On the Oscars red carpet, on Sunday night, Porter managed to outdo himself yet again. He wore a “tuxedo gown” by the designer and “Project Runway” winner Christian Siriano, a sumptuous collision of butch-femme aesthetics. The top half of the outfit fit like a traditional men’s tuxedo, in plush black velvet, with oversized satin lapels; the bottom half, also an inky river of velvet, flared out into a massive bell skirt. His torso looked like it was smoking a cigar with a brandy, while his skirt looked like it was ready for a gothic Victorian-era coronation. Porter, who interviewed celebrities on the red carpet as part of ABC’s pre-show special, was one of the first people to arrive, and his dramatic look felt like a dare to everyone who would follow.
In his red-carpet work, Siriano has made a concerted effort to dress queer artists, plus-size bodies, and women of color, offering celebrities who have felt ignored or excluded from the world of high fashion a chance to drape themselves in old-Hollywood glamour. In 2016, the actress Leslie Jones tweeted that no designers wanted to dress her for the premier of “Ghostbusters.” Siriano came to the rescue, and Jones’s off-the-shoulder red gown became a coveted item—“we sold hundreds of that red gown,” Siriano later said.

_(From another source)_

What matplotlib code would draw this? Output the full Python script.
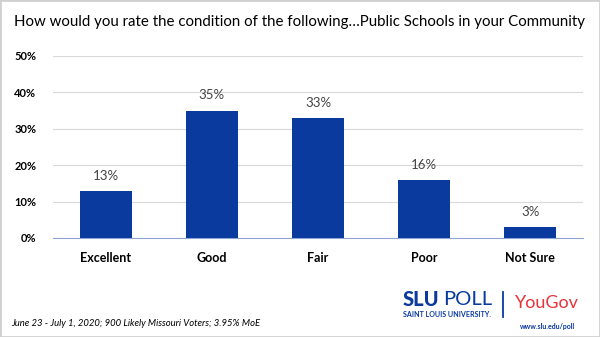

In a piece for Vogue about his Oscars outfit, Porter recalled approaching Siriano at the after-party for the designer’s most recent fashion show. He had learned that he’d be hosting a pre-Oscars show for ABC, and he asked Siriano if he’d make him a gown. (Siriano’s response: “AAAAA-BSOLUTELY.”) Porter wrote that he wanted to wear the gown in order to play with the gender binary, to melt the lines between masculine and feminine that red-carpet conventions tend to reinforce. “My goal is to be a walking piece of political art every time I show up. To challenge expectations. What is masculinity? What does that mean?” Porter’s outfit set a tone for the evening. So much of the history of the Oscars is about good behavior: wearing tasteful, elegant gowns, thanking the right people when you graciously accept your statuette. But, as Richard Brody wrote, in a piece sharing his awards predictions, as long as the Oscars remains a “stodgy, sometimes shticky, backward-looking self-celebration of a wealthy, and mostly white and male, industry,” it will be at risk of becoming irrelevant in a changing world. Stars like Porter, who strutted the red carpet as assistants helped fluff out the hemline of his skirt, are using fashion to show one route forward for the festivities. “People are going to be really uncomfortable with my black ass in a ball gown,” he wrote. “But it’s not anybody’s business but mine.”